** BEGIN Entries **

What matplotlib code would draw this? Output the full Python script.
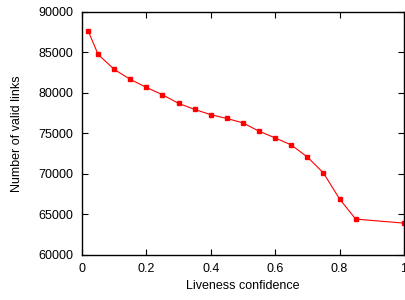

** END Entries **
** BEGIN Entries **

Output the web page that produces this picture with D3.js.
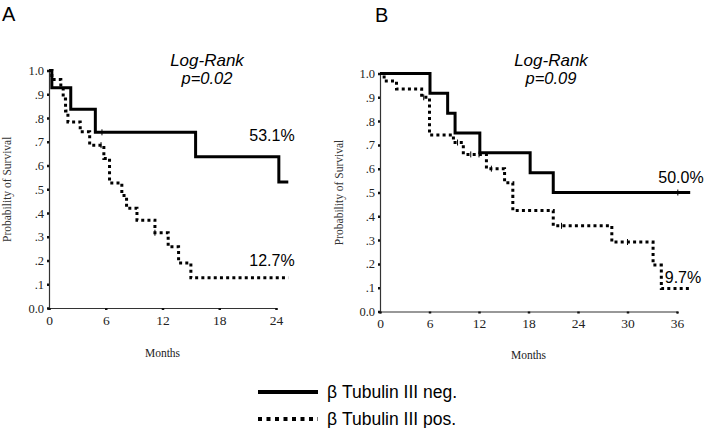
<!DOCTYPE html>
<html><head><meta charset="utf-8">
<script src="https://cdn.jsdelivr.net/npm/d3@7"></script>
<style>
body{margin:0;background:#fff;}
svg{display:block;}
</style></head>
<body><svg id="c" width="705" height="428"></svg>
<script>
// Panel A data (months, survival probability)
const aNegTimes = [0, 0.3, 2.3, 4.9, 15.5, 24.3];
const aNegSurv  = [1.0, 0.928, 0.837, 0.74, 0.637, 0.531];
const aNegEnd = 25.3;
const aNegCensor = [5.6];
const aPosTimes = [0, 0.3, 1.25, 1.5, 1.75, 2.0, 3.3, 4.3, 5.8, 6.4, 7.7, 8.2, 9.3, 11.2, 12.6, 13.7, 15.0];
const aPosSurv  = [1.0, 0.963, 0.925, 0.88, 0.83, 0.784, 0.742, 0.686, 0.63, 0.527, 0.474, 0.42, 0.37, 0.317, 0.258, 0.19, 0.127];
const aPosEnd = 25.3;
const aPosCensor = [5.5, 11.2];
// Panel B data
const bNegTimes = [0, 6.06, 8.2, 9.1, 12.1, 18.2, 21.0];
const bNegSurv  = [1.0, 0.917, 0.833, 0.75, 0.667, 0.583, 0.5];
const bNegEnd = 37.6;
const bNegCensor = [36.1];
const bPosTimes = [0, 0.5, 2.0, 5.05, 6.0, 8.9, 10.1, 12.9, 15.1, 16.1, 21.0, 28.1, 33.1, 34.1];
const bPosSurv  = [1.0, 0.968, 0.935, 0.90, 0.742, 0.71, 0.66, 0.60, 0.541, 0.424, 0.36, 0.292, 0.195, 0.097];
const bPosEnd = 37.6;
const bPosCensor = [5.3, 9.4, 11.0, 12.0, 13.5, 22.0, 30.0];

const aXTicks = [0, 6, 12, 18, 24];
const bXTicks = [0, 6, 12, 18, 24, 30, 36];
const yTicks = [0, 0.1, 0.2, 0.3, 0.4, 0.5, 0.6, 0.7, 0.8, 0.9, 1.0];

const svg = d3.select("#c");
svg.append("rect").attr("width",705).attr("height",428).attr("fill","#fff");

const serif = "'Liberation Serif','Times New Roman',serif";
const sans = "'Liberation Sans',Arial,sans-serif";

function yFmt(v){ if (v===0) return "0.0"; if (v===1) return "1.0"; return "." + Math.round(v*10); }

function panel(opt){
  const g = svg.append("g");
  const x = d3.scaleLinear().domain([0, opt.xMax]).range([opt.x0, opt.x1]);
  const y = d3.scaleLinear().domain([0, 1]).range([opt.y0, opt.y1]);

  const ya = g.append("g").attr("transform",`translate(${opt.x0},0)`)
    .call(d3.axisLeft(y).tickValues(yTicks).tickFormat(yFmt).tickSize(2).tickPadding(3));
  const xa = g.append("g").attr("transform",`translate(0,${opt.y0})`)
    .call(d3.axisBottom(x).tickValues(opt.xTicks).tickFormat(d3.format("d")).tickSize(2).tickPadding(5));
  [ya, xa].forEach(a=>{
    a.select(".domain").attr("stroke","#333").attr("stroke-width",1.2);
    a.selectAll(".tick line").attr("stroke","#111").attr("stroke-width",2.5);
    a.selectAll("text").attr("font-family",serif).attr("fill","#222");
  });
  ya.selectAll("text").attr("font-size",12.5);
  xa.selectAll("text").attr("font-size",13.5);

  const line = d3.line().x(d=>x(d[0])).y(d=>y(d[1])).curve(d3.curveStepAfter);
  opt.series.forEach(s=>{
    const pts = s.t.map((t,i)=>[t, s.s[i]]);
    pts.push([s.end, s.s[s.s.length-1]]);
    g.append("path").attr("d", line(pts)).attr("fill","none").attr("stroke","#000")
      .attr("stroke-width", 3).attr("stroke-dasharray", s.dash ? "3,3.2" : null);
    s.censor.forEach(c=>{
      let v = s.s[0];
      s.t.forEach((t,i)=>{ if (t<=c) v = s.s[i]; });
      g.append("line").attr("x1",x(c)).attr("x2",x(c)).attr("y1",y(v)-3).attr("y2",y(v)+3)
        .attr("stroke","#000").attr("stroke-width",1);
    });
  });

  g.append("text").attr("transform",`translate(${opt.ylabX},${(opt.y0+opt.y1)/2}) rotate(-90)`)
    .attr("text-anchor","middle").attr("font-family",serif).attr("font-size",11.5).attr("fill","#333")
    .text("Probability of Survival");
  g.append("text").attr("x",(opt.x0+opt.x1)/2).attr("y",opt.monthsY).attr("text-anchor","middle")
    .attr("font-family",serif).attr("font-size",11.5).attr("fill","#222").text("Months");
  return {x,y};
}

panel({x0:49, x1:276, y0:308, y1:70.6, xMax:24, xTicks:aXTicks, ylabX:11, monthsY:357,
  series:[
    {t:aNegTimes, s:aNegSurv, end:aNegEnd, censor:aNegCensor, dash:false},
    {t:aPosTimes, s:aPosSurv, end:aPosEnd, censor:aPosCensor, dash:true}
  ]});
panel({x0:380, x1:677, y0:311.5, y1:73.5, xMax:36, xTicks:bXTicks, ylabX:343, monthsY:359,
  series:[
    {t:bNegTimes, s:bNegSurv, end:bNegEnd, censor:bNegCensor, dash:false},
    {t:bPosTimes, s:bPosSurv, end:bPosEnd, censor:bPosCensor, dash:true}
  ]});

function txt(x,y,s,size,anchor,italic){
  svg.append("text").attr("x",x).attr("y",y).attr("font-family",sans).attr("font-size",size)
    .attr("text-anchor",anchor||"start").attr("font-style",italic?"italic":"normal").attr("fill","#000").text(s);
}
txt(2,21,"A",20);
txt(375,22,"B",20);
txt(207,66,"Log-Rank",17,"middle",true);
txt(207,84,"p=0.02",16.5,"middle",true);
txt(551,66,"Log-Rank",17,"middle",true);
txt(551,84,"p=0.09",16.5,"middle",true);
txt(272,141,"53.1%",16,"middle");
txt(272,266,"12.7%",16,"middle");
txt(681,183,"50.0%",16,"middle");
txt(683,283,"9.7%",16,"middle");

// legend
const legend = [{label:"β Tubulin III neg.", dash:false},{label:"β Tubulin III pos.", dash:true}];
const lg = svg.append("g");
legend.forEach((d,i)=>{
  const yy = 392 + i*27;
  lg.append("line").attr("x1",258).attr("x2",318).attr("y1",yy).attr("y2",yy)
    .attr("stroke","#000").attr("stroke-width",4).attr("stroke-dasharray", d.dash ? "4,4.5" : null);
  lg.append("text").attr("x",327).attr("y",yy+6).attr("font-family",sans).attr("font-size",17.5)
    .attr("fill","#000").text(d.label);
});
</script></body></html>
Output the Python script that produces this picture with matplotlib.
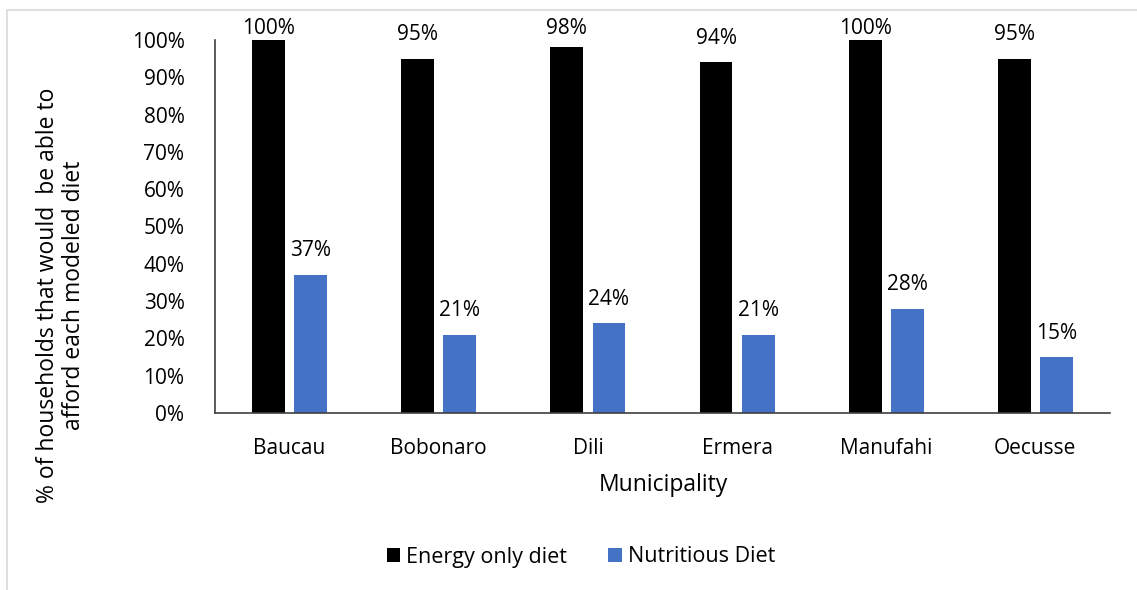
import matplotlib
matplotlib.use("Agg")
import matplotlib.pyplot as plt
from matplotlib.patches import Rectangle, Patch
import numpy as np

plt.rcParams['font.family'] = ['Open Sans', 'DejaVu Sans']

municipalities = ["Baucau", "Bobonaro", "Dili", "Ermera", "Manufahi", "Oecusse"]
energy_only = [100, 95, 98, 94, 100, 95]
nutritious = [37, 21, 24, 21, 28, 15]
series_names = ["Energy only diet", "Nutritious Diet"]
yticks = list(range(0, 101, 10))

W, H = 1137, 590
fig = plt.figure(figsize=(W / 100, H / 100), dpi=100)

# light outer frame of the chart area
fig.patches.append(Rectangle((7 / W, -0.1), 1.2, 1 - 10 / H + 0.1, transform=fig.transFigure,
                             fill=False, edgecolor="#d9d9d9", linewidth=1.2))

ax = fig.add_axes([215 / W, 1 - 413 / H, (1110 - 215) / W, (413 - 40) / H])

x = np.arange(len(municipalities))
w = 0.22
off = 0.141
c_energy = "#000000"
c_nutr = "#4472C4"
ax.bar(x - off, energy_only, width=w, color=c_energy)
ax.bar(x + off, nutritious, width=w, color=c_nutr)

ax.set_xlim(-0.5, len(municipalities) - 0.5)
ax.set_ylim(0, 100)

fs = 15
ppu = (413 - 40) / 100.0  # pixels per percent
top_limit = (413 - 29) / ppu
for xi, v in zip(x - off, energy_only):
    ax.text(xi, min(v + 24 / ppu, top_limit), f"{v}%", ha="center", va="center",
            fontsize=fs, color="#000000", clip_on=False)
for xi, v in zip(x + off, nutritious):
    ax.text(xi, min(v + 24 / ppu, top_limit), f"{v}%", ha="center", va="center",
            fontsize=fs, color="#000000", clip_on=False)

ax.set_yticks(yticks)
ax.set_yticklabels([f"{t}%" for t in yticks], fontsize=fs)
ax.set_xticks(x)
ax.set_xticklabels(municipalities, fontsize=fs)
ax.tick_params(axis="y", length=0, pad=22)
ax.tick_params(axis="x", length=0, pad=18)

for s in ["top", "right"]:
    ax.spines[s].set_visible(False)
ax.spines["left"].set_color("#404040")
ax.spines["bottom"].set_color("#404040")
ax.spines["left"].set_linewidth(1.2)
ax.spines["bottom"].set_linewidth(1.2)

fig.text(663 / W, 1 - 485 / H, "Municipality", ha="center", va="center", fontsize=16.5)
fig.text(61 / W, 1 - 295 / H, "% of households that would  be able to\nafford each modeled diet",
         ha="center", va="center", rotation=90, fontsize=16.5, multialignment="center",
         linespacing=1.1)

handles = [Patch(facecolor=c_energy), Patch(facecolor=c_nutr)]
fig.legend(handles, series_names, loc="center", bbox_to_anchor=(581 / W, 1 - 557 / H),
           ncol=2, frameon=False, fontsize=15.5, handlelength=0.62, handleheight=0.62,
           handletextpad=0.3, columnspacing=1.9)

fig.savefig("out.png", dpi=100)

** END Entries **

__Exercise instructions__.
Repeat, with no pictures, exactly the lines from the one containing "Output the Python" through the one containing "fig = plt.figure(figsize=(W", the first and last included.

__Full answer__.
Output the Python script that produces this picture with matplotlib.
import matplotlib
matplotlib.use("Agg")
import matplotlib.pyplot as plt
from matplotlib.patches import Rectangle, Patch
import numpy as np

plt.rcParams['font.family'] = ['Open Sans', 'DejaVu Sans']

municipalities = ["Baucau", "Bobonaro", "Dili", "Ermera", "Manufahi", "Oecusse"]
energy_only = [100, 95, 98, 94, 100, 95]
nutritious = [37, 21, 24, 21, 28, 15]
series_names = ["Energy only diet", "Nutritious Diet"]
yticks = list(range(0, 101, 10))

W, H = 1137, 590
fig = plt.figure(figsize=(W / 100, H / 100), dpi=100)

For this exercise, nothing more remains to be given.